I want you to notice that, technically speaking, each of these accounts can be read in a way that changes the order of events. In John, for example, it says explicitly that Jesus came to be Bethany six days before Passover. However, it does not say that the dinner took place right away. We simply assume that because it is the next thing stated in the text. Yet the text does not demand that this event have taken place on that specific day, but could have taken place at almost any point after his arrival in Bethany.

Matthew and Mark can be read the same way. In Matthew, Jesus enters Jerusalem in chapter 21, which is followed by several chapters of events and public teaching. Chapter 26 records the anointing, and verse six simply states that “when Jesus was at Bethany” these events occurred. In other words, Matthew could be going back in time to recount the event of the anointing. He does not explicitly say it is what happened next, simply that it happened while Jesus was in Bethany, which technically covers parts of the previous 5 chapters (Jesus travelled between Bethany and Jerusalem all throughout his final week). So Matthew might not be reporting in chronological order, but more by theme.

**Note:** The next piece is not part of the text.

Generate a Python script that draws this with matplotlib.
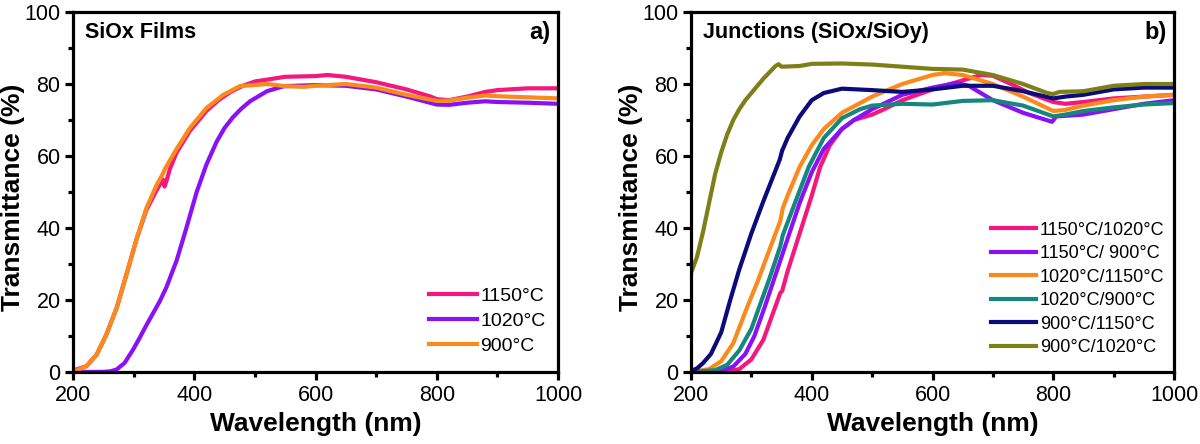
import matplotlib.pyplot as plt
from matplotlib.ticker import MultipleLocator

plt.rcParams['font.family'] = ['Liberation Sans', 'DejaVu Sans']

# ---- panel a) SiOx films ----
wl_a_1150 = [200, 222, 239, 255, 272, 288, 305, 321, 338, 348, 351, 354, 360, 371, 393, 420, 440, 460,
             480, 500, 550, 600, 620, 650, 700, 750, 790, 800, 820, 850, 880, 900, 950, 1000]
t_a_1150 = [0.4, 1.6, 4.8, 10.4, 17.8, 27, 37, 45, 50.5, 53.5, 51.5, 53, 56.5, 61, 67, 72.5, 75.5, 77.8,
            79.5, 80.7, 82, 82.2, 82.5, 82, 80.5, 78.5, 76.5, 75.8, 75.5, 76.5, 77.8, 78.3, 78.8, 78.8]

wl_a_1020 = [200, 250, 262, 272, 285, 299, 310, 321, 332, 343, 354, 371, 387, 404, 420, 437, 450, 464,
             478, 492, 520, 548, 600, 650, 700, 750, 800, 820, 850, 880, 900, 950, 1000]
t_a_1020 = [0, 0.05, 0.2, 0.7, 2.5, 6.2, 9.5, 13, 16.3, 19.6, 23.5, 31, 40, 50, 57.6, 64, 67.8, 70.8,
            73.2, 75.2, 78, 79.4, 79.7, 79.5, 78.5, 76.5, 74.3, 74.2, 74.8, 75.2, 75, 74.8, 74.5]

wl_a_900 = [200, 205, 222, 239, 255, 272, 288, 305, 321, 338, 348, 352, 371, 393, 420, 448, 475, 520,
            550, 580, 600, 650, 700, 750, 800, 820, 850, 880, 900, 950, 1000]
t_a_900 = [0.2, 0.4, 1.6, 4.8, 10.4, 17.8, 27, 37, 45.5, 52, 55, 56.5, 62, 67.8, 73.3, 77, 79.4, 80,
           79.4, 79.2, 79.5, 80, 79, 77, 75.3, 75.4, 76.2, 76.8, 76.6, 76.3, 76]

# ---- panel b) junctions ----
wl_b_1150_1020 = [200, 260, 280, 300, 320, 335, 348, 351, 360, 380, 400, 414, 430, 450, 470, 500,
                  520, 550, 600, 650, 680, 700, 730, 760, 800, 820, 850, 900, 950, 1000]
t_b_1150_1020 = [0, 0.1, 0.8, 3.5, 9, 16, 22, 22.5, 28, 38.5, 49, 57, 63, 67.5, 70, 71.5,
                 73, 75.5, 78.5, 81, 82.5, 82.3, 80, 77.5, 75, 74.5, 75, 76, 76.5, 77]

wl_b_1150_900 = [200, 250, 270, 290, 305, 322, 340, 360, 380, 400, 420, 450, 470, 500, 550, 600,
                 640, 660, 700, 750, 798, 805, 850, 900, 950, 1000]
t_b_1150_900 = [0, 0.3, 1.5, 5, 10, 18, 27, 37, 47, 55.5, 62, 67.5, 70, 73, 77, 79,
                80.3, 79.5, 75.5, 72, 69.5, 71, 71.5, 73, 74.5, 75.5]

wl_b_1020_1150 = [200, 230, 250, 270, 293, 310, 330, 348, 352, 360, 380, 400, 420, 450, 500, 550,
                  600, 620, 650, 700, 750, 800, 820, 850, 900, 950, 1000]
t_b_1020_1150 = [0, 0.8, 3, 8, 18, 25, 34, 42, 45.5, 49, 57, 63, 67.5, 72, 76.5, 80,
                 82.5, 83, 82.5, 80, 76.5, 72.5, 72.8, 74, 75.5, 76.5, 77]

wl_b_1020_900 = [200, 240, 260, 280, 300, 315, 330, 348, 352, 370, 395, 420, 450, 480, 500, 550,
                 600, 650, 700, 750, 800, 820, 850, 900, 950, 1000]
t_b_1020_900 = [0, 0.5, 2, 6, 12, 19, 26, 35, 38, 46, 57, 65, 70.5, 73, 74, 74.5,
                74.3, 75.3, 75.5, 74, 71, 71.5, 72.5, 73.5, 74.3, 74.7]

wl_b_900_1150 = [200, 210, 220, 233, 250, 265, 280, 300, 320, 340, 347, 351, 360, 380, 400, 420,
                 450, 500, 550, 600, 650, 700, 750, 800, 820, 850, 900, 950, 1000]
t_b_900_1150 = [0.3, 1, 2.5, 5, 11, 20, 28.5, 38.5, 47.5, 56, 59, 61.5, 65, 71, 75.5, 77.5,
                78.7, 78.3, 77.8, 78.5, 79.5, 79.5, 78, 76, 76.5, 77, 78.5, 79, 79]

wl_b_900_1020 = [200, 210, 220, 230, 240, 250, 260, 270, 280, 290, 300, 320, 340, 345, 350, 380,
                 400, 450, 500, 550, 600, 650, 700, 750, 790, 800, 810, 850, 900, 950, 1000]
t_b_900_1020 = [27.5, 32, 39, 47, 55, 61, 66, 70, 73, 75.5, 77.5, 81.5, 85, 85.5, 84.8, 85,
                85.6, 85.7, 85.4, 84.8, 84.2, 84, 82.5, 80, 77.5, 77.2, 77.8, 78, 79.5, 80, 80]

labels_a = ['1150°C', '1020°C', '900°C']
colors_a = ['#f5177d', '#8a10f5', '#fb8a1c']
labels_b = ['1150°C/1020°C', '1150°C/ 900°C', '1020°C/1150°C',
            '1020°C/900°C', '900°C/1150°C', '900°C/1020°C']
colors_b = ['#f5177d', '#8a10f5', '#fb8a1c', '#16877f', '#0b0b7a', '#7f7f17']

series_a = [(wl_a_1150, t_a_1150), (wl_a_1020, t_a_1020), (wl_a_900, t_a_900)]
series_b = [(wl_b_1150_1020, t_b_1150_1020), (wl_b_1150_900, t_b_1150_900),
            (wl_b_1020_1150, t_b_1020_1150), (wl_b_1020_900, t_b_1020_900),
            (wl_b_900_1150, t_b_900_1150), (wl_b_900_1020, t_b_900_1020)]

fig = plt.figure(figsize=(12, 4.44), dpi=100)
ax_a = fig.add_axes([73 / 1200, 1 - 372 / 444, 485 / 1200, 360 / 444])
ax_b = fig.add_axes([691 / 1200, 1 - 372 / 444, 483 / 1200, 360 / 444])


def style_axes(ax, width_px):
    ax.set_xlim(200, 1000)
    ax.set_ylim(0, 100)
    ax.xaxis.set_major_locator(MultipleLocator(200))
    ax.xaxis.set_minor_locator(MultipleLocator(100))
    ax.yaxis.set_major_locator(MultipleLocator(20))
    ax.yaxis.set_minor_locator(MultipleLocator(10))
    for s in ax.spines.values():
        s.set_linewidth(2.3)
    ax.tick_params(which='major', direction='out', length=6, width=2.3, labelsize=15.5, pad=3)
    ax.tick_params(which='minor', direction='out', length=3.5, width=2.3)
    ax.set_xlabel('Wavelength (nm)', fontsize=19, fontweight='bold', va='center')
    ax.set_ylabel('Transmittance (%)', fontsize=19, fontweight='bold', va='center')
    ax.xaxis.set_label_coords(0.5, -52 / 360)
    ax.yaxis.set_label_coords(-60 / width_px, 175 / 360)


for (x, y), lab, c in zip(series_a, labels_a, colors_a):
    ax_a.plot(x, y, color=c, lw=3, label=lab, solid_joinstyle='round')
for (x, y), lab, c in zip(series_b, labels_b, colors_b):
    ax_b.plot(x, y, color=c, lw=3, label=lab, solid_joinstyle='round')

style_axes(ax_a, 485)
style_axes(ax_b, 483)

ax_a.text(0.025, 0.944, 'SiOx Films', transform=ax_a.transAxes, fontsize=15.5,
          fontweight='bold', va='center', ha='left')
ax_a.text(0.985, 0.944, 'a)', transform=ax_a.transAxes, fontsize=17,
          fontweight='bold', va='center', ha='right')
ax_b.text(0.025, 0.944, 'Junctions (SiOx/SiOy)', transform=ax_b.transAxes, fontsize=15.5,
          fontweight='bold', va='center', ha='left')
ax_b.text(0.985, 0.944, 'b)', transform=ax_b.transAxes, fontsize=17,
          fontweight='bold', va='center', ha='right')

ax_a.legend(loc='lower left', frameon=False, fontsize=14, handlelength=2.45,
            handletextpad=0.2, labelspacing=0.38, borderpad=0, borderaxespad=0,
            bbox_to_anchor=(0.734, 0.047))
ax_b.legend(loc='lower left', frameon=False, fontsize=13, handlelength=2.5,
            handletextpad=0.22, labelspacing=0.36, borderpad=0, borderaxespad=0,
            bbox_to_anchor=(0.621, 0.044))

fig.savefig('out.png', dpi=100)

It is the same with Mark, where 14:3 simply says “while he was in Bethany” Jesus was anointed. Mark also has recorded some of the events after Jesus’s arrival in Jerusalem over the previous two chapters. It might be that in 14:3 he is going back in time to record an event out of chronological order.

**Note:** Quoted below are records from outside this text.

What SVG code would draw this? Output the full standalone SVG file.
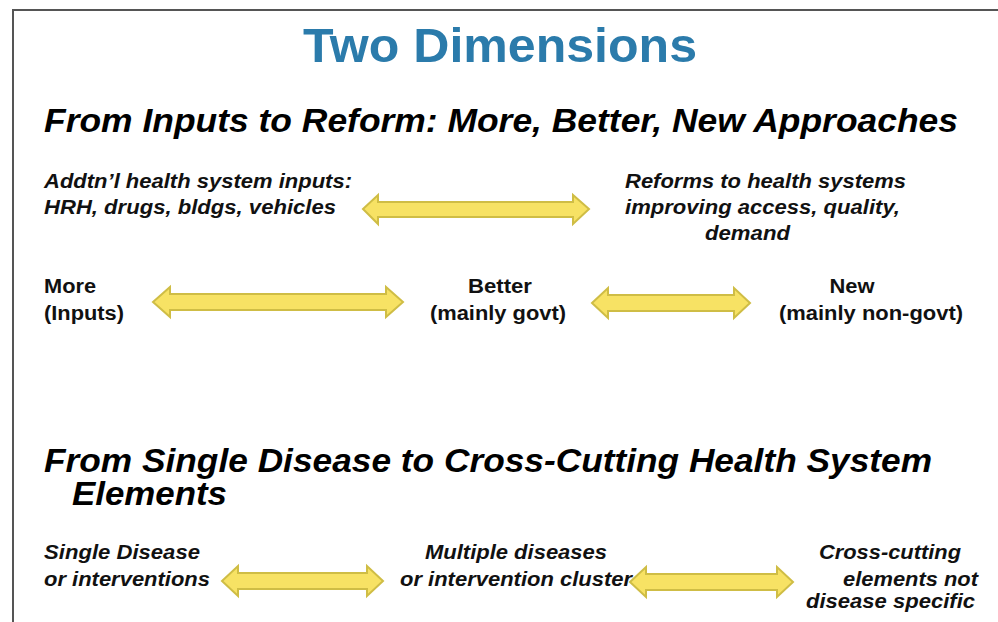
<svg xmlns="http://www.w3.org/2000/svg" width="998" height="622" viewBox="0 0 998 622">
<style>
.title{font-family:"Liberation Sans",Arial,sans-serif;font-weight:bold;font-size:48px;fill:#2b7bab}
.head{font-family:"Liberation Sans",Arial,sans-serif;font-weight:bold;font-style:italic;font-size:34px;fill:#000}
.bi{font-family:"Liberation Sans",Arial,sans-serif;font-weight:bold;font-style:italic;font-size:19.5px;fill:#111}
.b{font-family:"Liberation Sans",Arial,sans-serif;font-weight:bold;font-size:19.5px;fill:#111}
.arrow{fill:#f7e264;stroke:#cfbd45;stroke-width:2;stroke-linejoin:miter}
</style>
<rect width="998" height="622" fill="#fff"/>
<g id="frame">
<path d="M13,622 V10 H998" fill="none" stroke="#555" stroke-width="2"/>
</g>
<g id="title"><text class="title" x="500" y="62" text-anchor="middle" textLength="394" lengthAdjust="spacingAndGlyphs">Two Dimensions</text></g>
<g id="heading1"><text class="head" x="44" y="132" textLength="914" lengthAdjust="spacingAndGlyphs">From Inputs to Reform: More, Better, New Approaches</text></g>
<g id="node-inputs">
<text class="bi" x="44" y="188" textLength="308" lengthAdjust="spacingAndGlyphs">Addtn’l health system inputs:</text>
<text class="bi" x="44" y="214" textLength="292" lengthAdjust="spacingAndGlyphs">HRH, drugs, bldgs, vehicles</text>
</g>
<g id="node-reforms">
<text class="bi" x="625" y="188" textLength="281" lengthAdjust="spacingAndGlyphs">Reforms to health systems</text>
<text class="bi" x="625" y="214" textLength="275" lengthAdjust="spacingAndGlyphs">improving access, quality,</text>
<text class="bi" x="705" y="240" textLength="85" lengthAdjust="spacingAndGlyphs">demand</text>
</g>
<g id="node-more">
<text class="b" x="44" y="293" textLength="52" lengthAdjust="spacingAndGlyphs">More</text>
<text class="b" x="44" y="320" textLength="80" lengthAdjust="spacingAndGlyphs">(Inputs)</text>
</g>
<g id="node-better">
<text class="b" x="500" y="293" text-anchor="middle" textLength="64" lengthAdjust="spacingAndGlyphs">Better</text>
<text class="b" x="498" y="320" text-anchor="middle" textLength="136" lengthAdjust="spacingAndGlyphs">(mainly govt)</text>
</g>
<g id="node-new">
<text class="b" x="852" y="293" text-anchor="middle" textLength="45" lengthAdjust="spacingAndGlyphs">New</text>
<text class="b" x="871" y="320" text-anchor="middle" textLength="184" lengthAdjust="spacingAndGlyphs">(mainly non-govt)</text>
</g>
<g id="heading2">
<text class="head" x="44" y="472" textLength="888" lengthAdjust="spacingAndGlyphs">From Single Disease to Cross-Cutting Health System</text>
<text class="head" x="72" y="505" textLength="155" lengthAdjust="spacingAndGlyphs">Elements</text>
</g>
<g id="node-single">
<text class="bi" x="44" y="559" textLength="156" lengthAdjust="spacingAndGlyphs">Single Disease</text>
<text class="bi" x="44" y="586" textLength="166" lengthAdjust="spacingAndGlyphs">or interventions</text>
</g>
<g id="node-multiple">
<text class="bi" x="425" y="559" textLength="182" lengthAdjust="spacingAndGlyphs">Multiple diseases</text>
<text class="bi" x="400" y="586" textLength="232" lengthAdjust="spacingAndGlyphs">or intervention cluster</text>
</g>
<g id="node-crosscutting">
<text class="bi" x="819" y="559" textLength="142" lengthAdjust="spacingAndGlyphs">Cross-cutting</text>
<text class="bi" x="843" y="586" textLength="135" lengthAdjust="spacingAndGlyphs">elements not</text>
<text class="bi" x="806" y="608" textLength="169" lengthAdjust="spacingAndGlyphs">disease specific</text>
</g>
<g id="connectors">
<path class="arrow" d="M363,209 L378,195 L378,202 L573,202 L573,195 L589,209 L573,224 L573,217 L378,217 L378,224 Z"/>
<path class="arrow" d="M153,302 L170,287 L170,294 L386,294 L386,287 L403,302 L386,317 L386,310 L170,310 L170,317 Z"/>
<path class="arrow" d="M592,303 L608,288 L608,295 L734,295 L734,288 L750,303 L734,318 L734,311 L608,311 L608,318 Z"/>
<path class="arrow" d="M222,581 L238,566 L238,573 L367,573 L367,566 L383,581 L367,596 L367,589 L238,589 L238,596 Z"/>
<path class="arrow" d="M630,582 L646,567 L646,574 L777,574 L777,567 L793,582 L777,597 L777,590 L646,590 L646,597 Z"/>
</g>
</svg>
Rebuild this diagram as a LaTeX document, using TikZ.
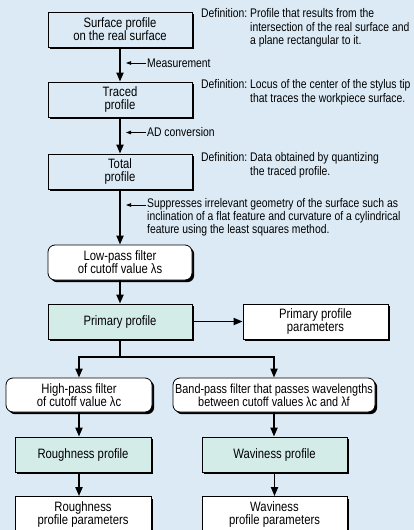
\documentclass[tikz,border=0pt]{standalone}
\usepackage{fontspec}
\setmainfont{Liberation Sans}[FakeStretch=0.83]
\usetikzlibrary{arrows.meta,shadows,positioning}
\definecolor{bgblue}{HTML}{DBEAF5}
\definecolor{tealfill}{HTML}{D4ECE8}

\begin{document}
\begin{tikzpicture}[x=1pt,y=-1pt,
	box/.style={draw=black, line width=0.8pt, minimum height=35pt, align=center,
		inner sep=1pt, font=\fontsize{13.6}{13}\selectfont,
		drop shadow={shadow xshift=2.2pt,shadow yshift=-2.2pt,fill=black,opacity=1}},
	plain/.style={box, fill=bgblue},
	filter/.style={box, fill=white, rounded corners=7pt},
	result/.style={box, fill=tealfill},
	param/.style={box, fill=white},
	defn/.style={inner sep=0pt, anchor=north west, font=\fontsize{12.5}{13.5}\selectfont},
	note/.style={inner sep=1pt, anchor=west, align=left, font=\fontsize{12.5}{13}\selectfont},
	flow/.style={line width=1.8pt, -{Triangle[width=7pt,length=9pt]}},
	pointer/.style={line width=0.8pt, -{Triangle[width=3.5pt,length=5pt]}}]
	
	\useasboundingbox (0,0) rectangle (414,530);
	\fill[bgblue] (0,0) rectangle (414,530);
	\clip (0,0) rectangle (414,530);
	
	% main column
	\node[plain, minimum width=144pt] (surf) at (120,29.5) {Surface profile\\on the real surface};
	\node[plain, minimum width=144pt] (traced) at (120,99.5) {Traced\\profile};
	\node[plain, minimum width=144pt] (total) at (120,171.5) {Total\\profile};
	\node[filter, minimum width=144pt] (lowpass) at (120,262.5) {Low-pass filter\\of cutoff value λs};
	\node[result, minimum width=144pt] (primary) at (120,321.5) {Primary profile};
	\node[param, minimum width=145pt] (primpar) at (315.5,321.5) {Primary profile\\parameters};
	
	% two branches
	\node[filter, minimum width=146pt, minimum height=34pt] (highpass) at (79,395) {High-pass filter\\of cutoff value λc};
	\node[filter, minimum width=202pt, minimum height=34pt, inner sep=0.5pt,
		font=\fontsize{13.1}{13}\selectfont] (bandpass) at (274,395) {Band-pass filter that passes wavelengths\\between cutoff values λc and λf};
	\node[result, minimum width=136pt] (rough) at (83,454.5) {Roughness profile};
	\node[result, minimum width=145pt] (wavy) at (274.5,454.5) {Waviness profile};
	\node[param, minimum width=136pt] (roughpar) at (83,514) {Roughness\\profile parameters};
	\node[param, minimum width=145pt] (wavypar) at (274.5,514) {Waviness\\profile parameters};
	
	% definitions
	\node[defn] (def1) at (201,8) {\begin{tabular}{@{}l@{\ }l@{}}
		Definition: & Profile that results from the\\
		& intersection of the real surface and\\
		& a plane rectangular to it.
	\end{tabular}};
	\node[defn] (def2) at (201,79) {\begin{tabular}{@{}l@{\ }l@{}}
		Definition: & Locus of the center of the stylus tip\\
		& that traces the workpiece surface.
	\end{tabular}};
	\node[defn] (def3) at (201,152) {\begin{tabular}{@{}l@{\ }l@{}}
		Definition: & Data obtained by quantizing\\
		& the traced profile.
	\end{tabular}};
	
	% notes on the arrows
	\node[note] (meas) at (146,63) {Measurement};
	\node[note] (adconv) at (146,132.5) {AD conversion};
	\node[note, anchor=north west] (supp) at (146,197) {Suppresses irrelevant geometry of the surface such as\\
		inclination of a flat feature and curvature of a cylindrical\\
		feature using the least squares method.};
	\coordinate (meas-tip) at (126,63);
	\coordinate (adconv-tip) at (126,132.5);
	\coordinate (supp-tip) at (126,205);
	\coordinate (split) at (120,357);
	
	\draw[flow] (surf) -- (traced);
	\draw[flow] (traced) -- (total);
	\draw[flow] (total) -- (lowpass);
	\draw[flow] (lowpass) -- (primary);
	\draw[flow] (primary) -- (primpar);
	\draw[line width=1.8pt] (primary) -- (split);
	\draw[flow] (split) -| (highpass.north);
	\draw[flow] (split) -| (bandpass.north);
	\draw[flow] (highpass.south) -- (highpass.south |- rough.north);
	\draw[flow] (bandpass.south) -- (bandpass.south |- wavy.north);
	\draw[flow] (rough.south -| highpass.south) -- (roughpar.north -| highpass.south);
	\draw[flow] (wavy) -- (wavypar);
	
	\draw[pointer] (meas.west) -- (meas-tip);
	\draw[pointer] (adconv.west) -- (adconv-tip);
	\draw[pointer] (supp.west |- supp-tip) -- (supp-tip);
	
\end{tikzpicture}
\end{document}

Again, this should not alarm us. When comparing the gospels, it is quickly apparent that the stories are definitely not always put in chronological order. They are often grouped according the themes out of chronological order. Put simply, the texts of Matthew, Mark, and John do not demand that this event take place in a specific pre-determined timeline. All three of them can be read as possibly telling an account that does not chronologically follow the previous or subsequent events.

Since it is at least possible to harmonize Matthew, Mark, and John, I think we should consider that the most likely possibility. This would be confirmed by the fact that the stories are far more similar than they are different. It would make very little sense, for example, to have a woman anoint Jesus for burial at a dinner party, and have the disciples raise the exact same objection, to which Jesus responds with the exact same correction, on two separate occasions only days apart. That seems to make no sense to me. It seems far more likely that these three gospels record the same event with differing details.

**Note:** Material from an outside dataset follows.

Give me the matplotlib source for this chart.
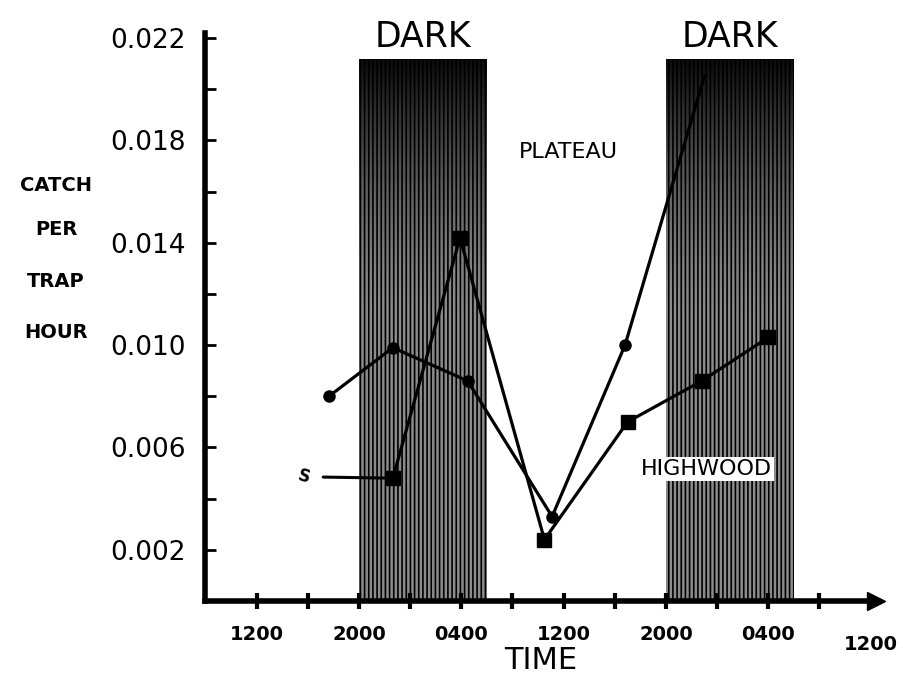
import numpy as np
import matplotlib
matplotlib.use("Agg")
import matplotlib.pyplot as plt

# ---- data (hours after 0800 of first day) ----
plateau_hours = [9.65, 14.65, 20.5, 27.1, 32.8, 39.0]
plateau_catch = [0.0080, 0.0099, 0.0086, 0.0033, 0.0100, 0.0205]
highwood_hours = [14.65, 19.9, 26.5, 33.0, 38.8, 44.0]
highwood_catch = [0.0048, 0.0142, 0.0024, 0.0070, 0.0086, 0.0103]
dark_start = [12, 36]
dark_end = [22, 46]
dark_top = 0.0212
x_ticks = [4, 8, 12, 16, 20, 24, 28, 32, 36, 40, 44, 48]
x_tick_labels = ["1200", "", "2000", "", "0400", "", "1200", "", "2000", "", "0400", ""]
x_last_label = "1200"
x_last_pos = 52
y_ticks = [0.002, 0.004, 0.006, 0.008, 0.010, 0.012, 0.014, 0.016, 0.018, 0.020, 0.022]
y_tick_labels = ["0.002", "", "0.006", "", "0.010", "", "0.014", "", "0.018", "", "0.022"]

plt.rcParams['font.family'] = ['DejaVu Sans']
plt.rcParams['hatch.linewidth'] = 1.2

fig = plt.figure(figsize=(9.04, 6.82), dpi=100)
ax = fig.add_axes([0.2273, 0.1188, 0.7414, 0.8328])
ax.set_xlim(0, 52.4)
ax.set_ylim(0, 0.0222)

# dark bands
for x0, x1 in zip(dark_start, dark_end):
    ax.fill_between([x0, x1], 0, dark_top, facecolor='#8c8c8c', edgecolor='black',
                    hatch='||||', linewidth=0, zorder=1)
    grad = np.linspace(0, 1, 100)[:, None] ** 1.5 * np.ones((1, 10))
    ax.imshow(grad, extent=[x0, x1, 0.011, dark_top], origin='lower', aspect='auto',
              cmap=matplotlib.colors.LinearSegmentedColormap.from_list(
                  'k', [(0, 0, 0, 0), (0, 0, 0, 0.92)]), zorder=1.5)
    ax.text((x0 + x1) / 2, 0.02165, "DARK", ha='center', va='baseline', fontsize=25,
            clip_on=False)

# series
ax.plot(plateau_hours, plateau_catch, '-', color='black', lw=2.3, marker='o',
        markersize=8, zorder=3, markevery=list(range(len(plateau_hours) - 1)))
ax.plot(highwood_hours, highwood_catch, '-', color='black', lw=2.3, marker='s',
        markersize=9.5, zorder=3)

# small pointer label at first Highwood point
ax.annotate("S", xy=(highwood_hours[0], highwood_catch[0]), xytext=(-64, 1),
            textcoords='offset points', ha='center', va='center', fontsize=12,
            fontweight='bold', rotation=-15,
            arrowprops=dict(arrowstyle='-', lw=2.2, color='black', shrinkA=6, shrinkB=4))

# labels
ax.text(0.541, 0.790, "PLATEAU", transform=ax.transAxes, ha='center', va='center',
        fontsize=16)
ax.text(0.748, 0.233, "HIGHWOOD", transform=ax.transAxes, ha='center', va='center',
        fontsize=16, bbox=dict(facecolor='white', edgecolor='none', pad=1.5), zorder=4)

for word, yy in zip(["CATCH", "PER", "TRAP", "HOUR"], [0.728, 0.664, 0.587, 0.513]):
    fig.text(0.062, yy, word, ha='center', va='center', fontsize=14, fontweight='bold')

# axes styling
for s in ['top', 'right']:
    ax.spines[s].set_visible(False)
ax.spines['left'].set_linewidth(4)
ax.spines['bottom'].set_linewidth(4)
ax.plot(1.0, 0, '>', color='black', markersize=13, transform=ax.get_yaxis_transform(),
        clip_on=False, zorder=5)

ax.set_xticks(x_ticks)
ax.set_xticklabels(x_tick_labels, fontsize=14, fontweight='bold')
ax.tick_params(axis='x', direction='inout', length=12, width=3, pad=11)
ax.text(x_last_pos, -0.0017, x_last_label, ha='center', va='center', fontsize=14,
        fontweight='bold')
ax.set_yticks(y_ticks)
ax.set_yticklabels(y_tick_labels, fontsize=19)
ax.tick_params(axis='y', direction='in', length=8, width=2, pad=14)
ax.set_xlabel("TIME", fontsize=22, labelpad=2)

fig.savefig("out.png", dpi=100, facecolor='white')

And let’s not miss the main point of the story! Mary, the sister of Lazarus, demonstrates a beautiful act of worship towards Jesus, who says that she will be remembered for what she has done. And here we are, thousands of years later, still talking about her and learning from her example!

6 Comments on “How Many Times Was Jesus Anointed? A Comparison of the Four Gospels”

  1. Thank you for helping me understand this episode in the four gospels. As still happens today, each account of an episode of life is seen from different perspectives and when written down, tailored to the intended reader or audience. Why would the people in the Bible be any different than we are today? This is why I can relate to what I read in the Bible, because humans are the same these days, although different-seeming circumstances, as our ancestors were from the beginning.

    • I’d say it’s the same account…an example here…there is an accident and many different people saw the accident…when the police do the peoples statements you’ll have different people giving different aspects of the same event…different angles of viewing what happened and the people who saw the event would not necessarily all remember all the same things!…Much more liken to a diamond…one diamond but many angles/facets. All are witnesses but some people may remember different aspects of that event where others have the focus on other aspects of the same event! Hope this helps. Shalom.

    • I heard someone else address this and your facts in your table seem to go with that. The account by Luke was early on in Jesus’s ministry and was performed by an unidentified woman. Since it happened at the beginning of his ministry and this period was around 3 years then it couldn’t be the same event. Some try to say it was Mary Magdalene, but the Bible says unidentified while naming Mary in many other scriptures, so I don’t think it was her or she would’ve been identified. I also learned that by name, Mary Magdalene was never called a harlot or prostitute in the Bible as movies and others have portrayed her, but that this misconception came from a pope talking about the 7 demons coming from her and tried to say that she must’ve been a prostitute. As in your chart, Lazarus’s sister Mary of Bethany did anoint Jesus’s feet six days before Passover which is what was done to Passover lambs. They also had their feet and ankles oiled for the Passover. Two days as in your chart, an unidentified woman poured oil on Jesus’s head and the lamb chosen by each family to be their Passover lamb to sacrifice on Passover also had oil poured on it’s head 2 days before Passover. In other words Jesus was to take place of the sacrificed lamb and he was dressed as the lambs were for sacrifice: 6 days before on the feet and ankles and 2 days before on the head. Also, he died as the lambs were to be sacrificed at 3 p.m. I found this online from a man who explained Jewish customs. It goes right along with your chart and things I could see when studying up on it. I thought you might be interested in finding out more about it by studying up on it.

      Thing is many movies, paintings, and writings say Mary Magdalene was a harlot and that she washed Jesus’s feet in one of the 3 stories above which isn’t in the Bible. Of all the times she is mentioned, it never says she is a harlot. People try to say that she is the one that anointed Jesus or that she is the woman caught in adultery that Jesus pardoned, but the Bible never said that, it said both times that those women were unnamed. Man is the one that says that or tries to leap to conclusions on that one. If you look up was Mary really a harlot then you have people over Bible college studies and others debunking that remark because it simply isn’t in the Bible. I thought that was neat as I’ve always just simply believed that without questioning.

  2. This is appreciable clear. Thanks for shedding light. Your conclusion nailed it. While is good to study the word in context, it is as well better to have a mind of the infallible nature of God’s word. Irrespective of our thoughts about the differences observed among the books, we must have an unchanging mind towards the credibility and truth in God’s word.